> [Dataset excerpts]
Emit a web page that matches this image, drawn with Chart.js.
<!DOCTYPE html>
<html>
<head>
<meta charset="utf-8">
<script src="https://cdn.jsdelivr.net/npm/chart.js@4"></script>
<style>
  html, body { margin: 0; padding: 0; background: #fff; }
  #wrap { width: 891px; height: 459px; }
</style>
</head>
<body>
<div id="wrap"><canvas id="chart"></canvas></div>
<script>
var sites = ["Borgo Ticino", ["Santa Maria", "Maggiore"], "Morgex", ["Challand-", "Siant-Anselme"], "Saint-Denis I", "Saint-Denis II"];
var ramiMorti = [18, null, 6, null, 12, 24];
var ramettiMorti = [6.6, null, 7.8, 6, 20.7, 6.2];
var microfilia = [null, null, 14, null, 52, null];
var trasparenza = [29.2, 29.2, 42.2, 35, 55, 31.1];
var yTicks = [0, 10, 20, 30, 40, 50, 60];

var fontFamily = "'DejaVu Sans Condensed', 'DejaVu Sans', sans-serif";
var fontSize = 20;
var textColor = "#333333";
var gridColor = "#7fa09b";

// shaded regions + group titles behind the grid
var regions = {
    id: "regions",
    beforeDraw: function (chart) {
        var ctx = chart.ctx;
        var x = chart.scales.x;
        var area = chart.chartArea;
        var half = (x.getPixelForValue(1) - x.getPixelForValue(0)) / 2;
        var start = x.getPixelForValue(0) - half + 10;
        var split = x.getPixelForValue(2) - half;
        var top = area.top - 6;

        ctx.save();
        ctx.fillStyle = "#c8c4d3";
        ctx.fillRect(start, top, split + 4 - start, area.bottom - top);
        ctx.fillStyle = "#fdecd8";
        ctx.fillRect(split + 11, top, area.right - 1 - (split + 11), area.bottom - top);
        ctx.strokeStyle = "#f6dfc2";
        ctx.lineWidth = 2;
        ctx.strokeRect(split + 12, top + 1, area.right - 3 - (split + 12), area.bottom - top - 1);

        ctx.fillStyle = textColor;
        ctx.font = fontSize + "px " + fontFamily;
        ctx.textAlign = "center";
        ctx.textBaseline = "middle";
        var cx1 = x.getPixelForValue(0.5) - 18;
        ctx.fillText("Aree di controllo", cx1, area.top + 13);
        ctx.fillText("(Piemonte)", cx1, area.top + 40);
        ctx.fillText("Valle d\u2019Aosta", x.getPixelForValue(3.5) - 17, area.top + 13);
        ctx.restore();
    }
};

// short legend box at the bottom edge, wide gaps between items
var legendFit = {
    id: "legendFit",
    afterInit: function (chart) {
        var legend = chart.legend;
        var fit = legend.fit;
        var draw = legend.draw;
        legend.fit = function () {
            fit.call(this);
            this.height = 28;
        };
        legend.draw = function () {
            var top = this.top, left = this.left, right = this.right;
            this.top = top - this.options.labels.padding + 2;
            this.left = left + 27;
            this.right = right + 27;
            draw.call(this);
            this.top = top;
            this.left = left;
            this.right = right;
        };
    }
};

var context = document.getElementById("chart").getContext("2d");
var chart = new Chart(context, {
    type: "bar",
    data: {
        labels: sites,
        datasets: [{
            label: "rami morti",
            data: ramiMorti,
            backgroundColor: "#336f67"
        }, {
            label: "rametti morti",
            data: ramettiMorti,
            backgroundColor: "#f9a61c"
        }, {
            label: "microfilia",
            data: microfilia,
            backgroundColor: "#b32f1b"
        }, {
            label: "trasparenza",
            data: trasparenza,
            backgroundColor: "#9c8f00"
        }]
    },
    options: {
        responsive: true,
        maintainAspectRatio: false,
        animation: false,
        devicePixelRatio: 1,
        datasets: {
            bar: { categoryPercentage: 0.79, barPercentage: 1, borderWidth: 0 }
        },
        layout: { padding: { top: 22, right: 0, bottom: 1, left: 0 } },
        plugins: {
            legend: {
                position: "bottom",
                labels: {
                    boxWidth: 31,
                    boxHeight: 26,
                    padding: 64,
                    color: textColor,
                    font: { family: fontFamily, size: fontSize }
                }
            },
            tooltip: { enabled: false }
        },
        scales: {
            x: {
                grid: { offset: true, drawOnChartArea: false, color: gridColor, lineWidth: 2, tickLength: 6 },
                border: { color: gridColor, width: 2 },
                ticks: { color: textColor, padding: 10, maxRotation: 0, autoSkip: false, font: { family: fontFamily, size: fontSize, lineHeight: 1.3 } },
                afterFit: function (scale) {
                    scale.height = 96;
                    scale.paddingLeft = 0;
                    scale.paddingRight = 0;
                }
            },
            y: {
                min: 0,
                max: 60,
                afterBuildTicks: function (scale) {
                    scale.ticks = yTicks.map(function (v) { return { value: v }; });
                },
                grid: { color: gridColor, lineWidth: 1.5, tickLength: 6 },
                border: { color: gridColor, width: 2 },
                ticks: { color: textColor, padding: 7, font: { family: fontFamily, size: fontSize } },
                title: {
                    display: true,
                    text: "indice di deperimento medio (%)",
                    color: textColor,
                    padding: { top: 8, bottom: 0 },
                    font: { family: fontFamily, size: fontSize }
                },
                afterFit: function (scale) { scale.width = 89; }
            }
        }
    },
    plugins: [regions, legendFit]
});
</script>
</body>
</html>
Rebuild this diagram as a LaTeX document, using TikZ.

> [Goal] The entries above must be returned exactly.

> [Problem solution]
Emit a web page that matches this image, drawn with Chart.js.
<!DOCTYPE html>
<html>
<head>
<meta charset="utf-8">
<script src="https://cdn.jsdelivr.net/npm/chart.js@4"></script>
<style>
  html, body { margin: 0; padding: 0; background: #fff; }
  #wrap { width: 891px; height: 459px; }
</style>
</head>
<body>
<div id="wrap"><canvas id="chart"></canvas></div>
<script>
var sites = ["Borgo Ticino", ["Santa Maria", "Maggiore"], "Morgex", ["Challand-", "Siant-Anselme"], "Saint-Denis I", "Saint-Denis II"];
var ramiMorti = [18, null, 6, null, 12, 24];
var ramettiMorti = [6.6, null, 7.8, 6, 20.7, 6.2];
var microfilia = [null, null, 14, null, 52, null];
var trasparenza = [29.2, 29.2, 42.2, 35, 55, 31.1];
var yTicks = [0, 10, 20, 30, 40, 50, 60];

var fontFamily = "'DejaVu Sans Condensed', 'DejaVu Sans', sans-serif";
var fontSize = 20;
var textColor = "#333333";
var gridColor = "#7fa09b";

// shaded regions + group titles behind the grid
var regions = {
    id: "regions",
    beforeDraw: function (chart) {
        var ctx = chart.ctx;
        var x = chart.scales.x;
        var area = chart.chartArea;
        var half = (x.getPixelForValue(1) - x.getPixelForValue(0)) / 2;
        var start = x.getPixelForValue(0) - half + 10;
        var split = x.getPixelForValue(2) - half;
        var top = area.top - 6;

        ctx.save();
        ctx.fillStyle = "#c8c4d3";
        ctx.fillRect(start, top, split + 4 - start, area.bottom - top);
        ctx.fillStyle = "#fdecd8";
        ctx.fillRect(split + 11, top, area.right - 1 - (split + 11), area.bottom - top);
        ctx.strokeStyle = "#f6dfc2";
        ctx.lineWidth = 2;
        ctx.strokeRect(split + 12, top + 1, area.right - 3 - (split + 12), area.bottom - top - 1);

        ctx.fillStyle = textColor;
        ctx.font = fontSize + "px " + fontFamily;
        ctx.textAlign = "center";
        ctx.textBaseline = "middle";
        var cx1 = x.getPixelForValue(0.5) - 18;
        ctx.fillText("Aree di controllo", cx1, area.top + 13);
        ctx.fillText("(Piemonte)", cx1, area.top + 40);
        ctx.fillText("Valle d\u2019Aosta", x.getPixelForValue(3.5) - 17, area.top + 13);
        ctx.restore();
    }
};

// short legend box at the bottom edge, wide gaps between items
var legendFit = {
    id: "legendFit",
    afterInit: function (chart) {
        var legend = chart.legend;
        var fit = legend.fit;
        var draw = legend.draw;
        legend.fit = function () {
            fit.call(this);
            this.height = 28;
        };
        legend.draw = function () {
            var top = this.top, left = this.left, right = this.right;
            this.top = top - this.options.labels.padding + 2;
            this.left = left + 27;
            this.right = right + 27;
            draw.call(this);
            this.top = top;
            this.left = left;
            this.right = right;
        };
    }
};

var context = document.getElementById("chart").getContext("2d");
var chart = new Chart(context, {
    type: "bar",
    data: {
        labels: sites,
        datasets: [{
            label: "rami morti",
            data: ramiMorti,
            backgroundColor: "#336f67"
        }, {
            label: "rametti morti",
            data: ramettiMorti,
            backgroundColor: "#f9a61c"
        }, {
            label: "microfilia",
            data: microfilia,
            backgroundColor: "#b32f1b"
        }, {
            label: "trasparenza",
            data: trasparenza,
            backgroundColor: "#9c8f00"
        }]
    },
    options: {
        responsive: true,
        maintainAspectRatio: false,
        animation: false,
        devicePixelRatio: 1,
        datasets: {
            bar: { categoryPercentage: 0.79, barPercentage: 1, borderWidth: 0 }
        },
        layout: { padding: { top: 22, right: 0, bottom: 1, left: 0 } },
        plugins: {
            legend: {
                position: "bottom",
                labels: {
                    boxWidth: 31,
                    boxHeight: 26,
                    padding: 64,
                    color: textColor,
                    font: { family: fontFamily, size: fontSize }
                }
            },
            tooltip: { enabled: false }
        },
        scales: {
            x: {
                grid: { offset: true, drawOnChartArea: false, color: gridColor, lineWidth: 2, tickLength: 6 },
                border: { color: gridColor, width: 2 },
                ticks: { color: textColor, padding: 10, maxRotation: 0, autoSkip: false, font: { family: fontFamily, size: fontSize, lineHeight: 1.3 } },
                afterFit: function (scale) {
                    scale.height = 96;
                    scale.paddingLeft = 0;
                    scale.paddingRight = 0;
                }
            },
            y: {
                min: 0,
                max: 60,
                afterBuildTicks: function (scale) {
                    scale.ticks = yTicks.map(function (v) { return { value: v }; });
                },
                grid: { color: gridColor, lineWidth: 1.5, tickLength: 6 },
                border: { color: gridColor, width: 2 },
                ticks: { color: textColor, padding: 7, font: { family: fontFamily, size: fontSize } },
                title: {
                    display: true,
                    text: "indice di deperimento medio (%)",
                    color: textColor,
                    padding: { top: 8, bottom: 0 },
                    font: { family: fontFamily, size: fontSize }
                },
                afterFit: function (scale) { scale.width = 89; }
            }
        }
    },
    plugins: [regions, legendFit]
});
</script>
</body>
</html>
Rebuild this diagram as a LaTeX document, using TikZ.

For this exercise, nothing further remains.